Stuck on what appears to be simple ODE

[Airsteve0]

I am completely stuck on where to go with the following ODE:

(D^4 + 1)y = 0 where D=d/dx

I know that trying y=e^(rt) is the obvious solution, however, when you solve this you get r^2 = +-i. At this point I am unsure of what to do becuase if I take the square root of "i" I am unsure of how I will represent it in a general solution. Any assistance would be greatly appreciated, thanks!

 

[Matterwave]

An equation like r^4+1=0 means that there are 4 solutions.
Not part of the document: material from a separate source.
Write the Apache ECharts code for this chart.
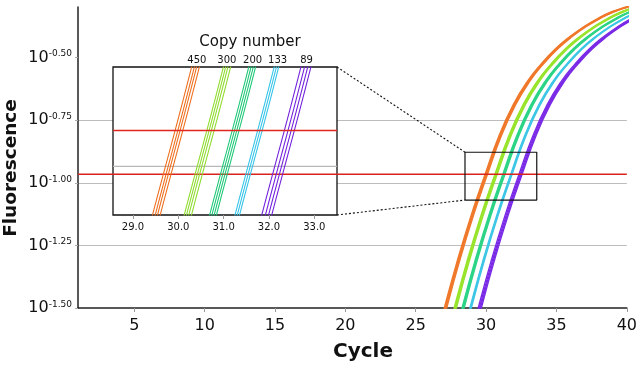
<!DOCTYPE html>
<html><head><meta charset="utf-8">
<script src="https://cdn.jsdelivr.net/npm/echarts@6/dist/echarts.min.js"></script>
<style>html,body{margin:0;padding:0;background:#fff}#c{width:640px;height:368px}</style>
</head><body><div id="c"></div>
<script>
// log10(fluorescence) levels reached by every well (shared curve shape)
const fluorLevels = [-1.736,-1.521,-1.316,-1.131,-0.966,-0.81,-0.688,-0.595,-0.524,-0.465,-0.417,-0.377,-0.344,-0.317,-0.298,-0.281];
// cycle at which each replicate well reaches those levels
const cyc450a = [25.93,26.93,27.93,28.93,29.93,30.93,31.93,32.93,33.93,34.93,35.93,36.93,37.93,38.93,39.93,40.93];
const cyc450b = [25.99,26.99,27.99,28.99,29.99,30.99,31.99,32.99,33.99,34.99,35.99,36.99,37.99,38.99,39.99,40.99];
const cyc450c = [26.04,27.04,28.04,29.04,30.04,31.04,32.04,33.04,34.04,35.04,36.04,37.04,38.04,39.04,40.04,41.04];
const cyc450d = [26.10,27.10,28.10,29.10,30.10,31.10,32.10,33.10,34.10,35.10,36.10,37.10,38.10,39.10,40.10,41.10];
const cyc300a = [26.63,27.63,28.63,29.63,30.63,31.63,32.63,33.63,34.63,35.63,36.63,37.63,38.63,39.63,40.63,41.63];
const cyc300b = [26.68,27.68,28.68,29.68,30.68,31.68,32.68,33.68,34.68,35.68,36.68,37.68,38.68,39.68,40.68,41.68];
const cyc300c = [26.73,27.73,28.73,29.73,30.73,31.73,32.73,33.73,34.73,35.73,36.73,37.73,38.73,39.73,40.73,41.73];
const cyc300d = [26.79,27.79,28.79,29.79,30.79,31.79,32.79,33.79,34.79,35.79,36.79,37.79,38.79,39.79,40.79,41.79];
const cyc200a = [27.19,28.19,29.19,30.19,31.19,32.19,33.19,34.19,35.19,36.19,37.19,38.19,39.19,40.19,41.19,42.19];
const cyc200b = [27.24,28.24,29.24,30.24,31.24,32.24,33.24,34.24,35.24,36.24,37.24,38.24,39.24,40.24,41.24,42.24];
const cyc200c = [27.29,28.29,29.29,30.29,31.29,32.29,33.29,34.29,35.29,36.29,37.29,38.29,39.29,40.29,41.29,42.29];
const cyc200d = [27.34,28.34,29.34,30.34,31.34,32.34,33.34,34.34,35.34,36.34,37.34,38.34,39.34,40.34,41.34,42.34];
const cyc133a = [27.75,28.75,29.75,30.75,31.75,32.75,33.75,34.75,35.75,36.75,37.75,38.75,39.75,40.75,41.75,42.75];
const cyc133b = [27.80,28.80,29.80,30.80,31.80,32.80,33.80,34.80,35.80,36.80,37.80,38.80,39.80,40.80,41.80,42.80];
const cyc133c = [27.85,28.85,29.85,30.85,31.85,32.85,33.85,34.85,35.85,36.85,37.85,38.85,39.85,40.85,41.85,42.85];
const cyc89a  = [28.34,29.34,30.34,31.34,32.34,33.34,34.34,35.34,36.34,37.34,38.34,39.34,40.34,41.34,42.34,43.34];
const cyc89b  = [28.42,29.42,30.42,31.42,32.42,33.42,34.42,35.42,36.42,37.42,38.42,39.42,40.42,41.42,42.42,43.42];
const cyc89c  = [28.49,29.49,30.49,31.49,32.49,33.49,34.49,35.49,36.49,37.49,38.49,39.49,40.49,41.49,42.49,43.49];
const cyc89d  = [28.56,29.56,30.56,31.56,32.56,33.56,34.56,35.56,36.56,37.56,38.56,39.56,40.56,41.56,42.56,43.56];

const copyNumbers = ['450','300','200','133','89'];
const copyLabelCycles = [30.41,31.07,31.64,32.19,32.83];
const threshold = -0.966;
const xRange = [1, 40];
const yRange = [-1.5, -0.298];
const xTicks = [5,10,15,20,25,30,35,40];
const yTicks = [-1.5,-1.25,-1,-0.75,-0.5];
const insetXRange = [28.56, 33.5];
const insetYRange = [-1.046, -0.906];
const insetTicks = [29,30,31,32,33];
const insetGridLevel = -1.0;
const zoomBoxX = [28.5, 33.6];
const zoomBoxY = [-1.069, -0.878];

const groups = [
  {color:'#7a2ae6', inset:'#7424dc', reps:[cyc89a,cyc89b,cyc89c,cyc89d]},
  {color:'#3ec6e6', inset:'#36c4e8', reps:[cyc133a,cyc133b,cyc133c]},
  {color:'#2cd486', inset:'#20c878', reps:[cyc200a,cyc200b,cyc200c,cyc200d]},
  {color:'#98e42c', inset:'#90dc30', reps:[cyc300a,cyc300b,cyc300c,cyc300d]},
  {color:'#f0782a', inset:'#ee7020', reps:[cyc450a,cyc450b,cyc450c,cyc450d]}
];
const FONT = 'DejaVu Sans';
const zip = (xs, ys) => xs.map((x, i) => [x, ys[i]]);

const series = [];
series.push({type:'line', xAxisIndex:0, yAxisIndex:0, data:[[xRange[0],threshold],[xRange[1],threshold]],
  symbol:'none', silent:true, z:3, lineStyle:{color:'#d8241c', width:1.6}});
groups.forEach(g => g.reps.forEach(r => series.push({
  type:'line', xAxisIndex:0, yAxisIndex:0, data: zip(r, fluorLevels), smooth:true,
  symbol:'none', silent:true, z:2, lineStyle:{color:g.color, width:1.4}
})));
series.push({type:'line', xAxisIndex:0, yAxisIndex:0,
  data:[[zoomBoxX[0],zoomBoxY[0]],[zoomBoxX[1],zoomBoxY[0]],[zoomBoxX[1],zoomBoxY[1]],[zoomBoxX[0],zoomBoxY[1]],[zoomBoxX[0],zoomBoxY[0]]],
  symbol:'none', silent:true, z:4, lineStyle:{color:'#111', width:1.2}});
series.push({type:'line', xAxisIndex:1, yAxisIndex:1, data:[[insetXRange[0],insetGridLevel],[insetXRange[1],insetGridLevel]],
  symbol:'none', silent:true, z:5, lineStyle:{color:'#b8b8b8', width:1.2}});
groups.forEach(g => g.reps.forEach(r => series.push({
  type:'line', xAxisIndex:1, yAxisIndex:1, data: zip(r, fluorLevels), smooth:true,
  symbol:'none', silent:true, z:6, lineStyle:{color:g.inset, width:1.1}
})));
const insetSeriesIdx = series.length;
series.push({type:'line', xAxisIndex:1, yAxisIndex:1, data:[[insetXRange[0],threshold],[insetXRange[1],threshold]],
  symbol:'none', silent:true, z:7, lineStyle:{color:'#e0261c', width:1.6}});

const chart = echarts.init(document.getElementById('c'), null, {renderer:'canvas'});
chart.setOption({
  animation:false,
  backgroundColor:'#fff',
  textStyle:{fontFamily:FONT},
  grid:[
    {left:78, top:7, right:11, bottom:60},
    {left:113, top:67, width:224, height:148, show:true, backgroundColor:'#fff', borderColor:'#111', borderWidth:1.3, z:3}
  ],
  xAxis:[
    {type:'value', gridIndex:0, min:xRange[0], max:xRange[1],
     axisLine:{lineStyle:{color:'#222', width:1.5}},
     axisTick:{show:true, customValues:xTicks, length:4, lineStyle:{color:'#999'}},
     axisLabel:{customValues:xTicks, fontSize:16, color:'#111', margin:10, fontFamily:FONT},
     splitLine:{show:false}},
    {type:'value', gridIndex:1, min:insetXRange[0], max:insetXRange[1], z:4,
     axisLine:{show:false},
     axisTick:{show:true, customValues:insetTicks, length:4, lineStyle:{color:'#999'}},
     axisLabel:{customValues:insetTicks, fontSize:10, color:'#111', margin:7, fontFamily:FONT, formatter:v=>v.toFixed(1)},
     splitLine:{show:false}},
    {type:'value', gridIndex:1, position:'top', min:insetXRange[0], max:insetXRange[1], z:4,
     axisLine:{show:false}, axisTick:{show:false}, splitLine:{show:false},
     axisLabel:{customValues:copyLabelCycles, fontSize:10, color:'#111', margin:2, fontFamily:FONT,
       formatter:v=>{const i=copyLabelCycles.findIndex(c=>Math.abs(c-v)<1e-6); return i>=0?copyNumbers[i]:'';}}}
  ],
  yAxis:[
    {type:'value', gridIndex:0, min:yRange[0], max:yRange[1], interval:0.25,
     axisLine:{show:true, lineStyle:{color:'#222', width:1.5}},
     axisTick:{show:true, customValues:yTicks, length:3, lineStyle:{color:'#aaa'}},
     axisLabel:{customValues:yTicks, margin:6, color:'#111', fontFamily:FONT,
       formatter:v=>'{b|10}{s|'+v.toFixed(2)+'}',
       rich:{b:{fontSize:16, fontFamily:FONT, color:'#111'}, s:{fontSize:9, fontFamily:FONT, color:'#111', verticalAlign:'top'}}},
     splitLine:{show:true, showMinLine:false, showMaxLine:false, lineStyle:{color:'#bdbdbd', width:1.2}}},
    {type:'value', gridIndex:1, min:insetYRange[0], max:insetYRange[1], show:false}
  ],
  series
});

const s0 = {seriesIndex: insetSeriesIdx};
const m0 = {seriesIndex: 0};
const insTR = chart.convertToPixel(s0, [insetXRange[1], insetYRange[1]]);
const insBR = chart.convertToPixel(s0, [insetXRange[1], insetYRange[0]]);
const boxTL = chart.convertToPixel(m0, [zoomBoxX[0], zoomBoxY[1]]);
const boxBL = chart.convertToPixel(m0, [zoomBoxX[0], zoomBoxY[0]]);
const insTop = chart.convertToPixel(s0, [insetXRange[0], insetYRange[1]]);
chart.setOption({graphic:[
  {type:'line', z:10, shape:{x1:insTR[0], y1:insTR[1], x2:boxTL[0], y2:boxTL[1]}, style:{stroke:'#111', lineWidth:1.1, lineDash:[2,2]}},
  {type:'line', z:10, shape:{x1:insBR[0], y1:insBR[1], x2:boxBL[0], y2:boxBL[1]}, style:{stroke:'#111', lineWidth:1.1, lineDash:[2,2]}},
  {type:'text', z:10, x:250, y:insTop[1]-25, style:{text:'Copy number', font:'15px "DejaVu Sans"', fill:'#111', align:'center', verticalAlign:'middle'}},
  {type:'text', z:10, x:363, y:352, style:{text:'Cycle', font:'bold 20px "DejaVu Sans"', fill:'#111', align:'center', verticalAlign:'middle'}},
  {type:'text', z:10, x:11, y:168, rotation:Math.PI/2, style:{text:'Fluorescence', font:'bold 18.5px "DejaVu Sans"', fill:'#111', align:'center', verticalAlign:'middle'}}
]});
</script></body></html>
Instead of putting r^2=+/-i, you can look at r^2=e^(pi/2)*i or e^(3pi/2)*i. Taking the square root, you simply get r=+/-e^(pi/4)*i or +/-e^(3pi/4)*i.

The trick is to put it in the phase explicitly, so that you have an answer.

 

[lurflurf]

(D^4 + 1)=(D^2+sqrt(2)D+1)(D^2-sqrt(2)D+1)
=(D^2+i)(D^2-i)=(D-√ i)(D+√ i)(D-√- i)(D+√- i)
So write a solution in terms of complex exponentials or products of exponentials and trigonometric functions like (e^r x)cos(a x) according to preference.

 

[dimension10]

I am completely stuck on where to go with the following ODE:

(D^4 + 1)y = 0 where D=d/dx

I know that trying y=e^(rt) is the obvious solution, however, when you solve this you get r^2 = +-i. At this point I am unsure of what to do becuase if I take the square root of "i" I am unsure of how I will represent it in a general solution. Any assistance would be greatly appreciated, thanks!

$$\frac{{\mbox{d}}^{4}y}{{\mbox{d}}^{4}x}+y=0$$

$$y={e}^{rx}$$

$${r}^{4}+1=0$$

$${r}^{2}=\pm i$$

$$r=\pm\frac{1\pm i}{\sqrt{2}}$$

$$y={C}_{1}\exp \left(\frac{1+i}{\sqrt{2}}\right)+{C}_{2}\exp \left(\frac{1-i}{\sqrt{2}}\right)+{C}_{3}\exp \left(-\frac{1+i}{\sqrt{2}}\right)+{C}_{4}\exp \left(\frac{i-1}{\sqrt{2}}\right)$$

We can solve for the specific solution for y if and only if we know y(0), y'(0), y''(0), y'''(0) and y''''(0)

 

[Airsteve0]

thanks everyone, I greatly appreciate the help!

 

[dimension10]

thanks everyone, I greatly appreciate the help!

Just realized I made a LaTeX error. Should be

$$y={C}_{1}\exp \left(\frac{1+i}{\sqrt{2}}x\right)+{C}_{2}\exp \left(\frac{1-i}{\sqrt{2}}x\right)+{C}_{3}\exp \left(-\frac{1+i}{\sqrt{2}}x\right)+{C}_{4}\exp \left(\frac{i-1}{\sqrt{2}}x\right)$$

and you may want to use euler's formula to put in some trigonometric functions there.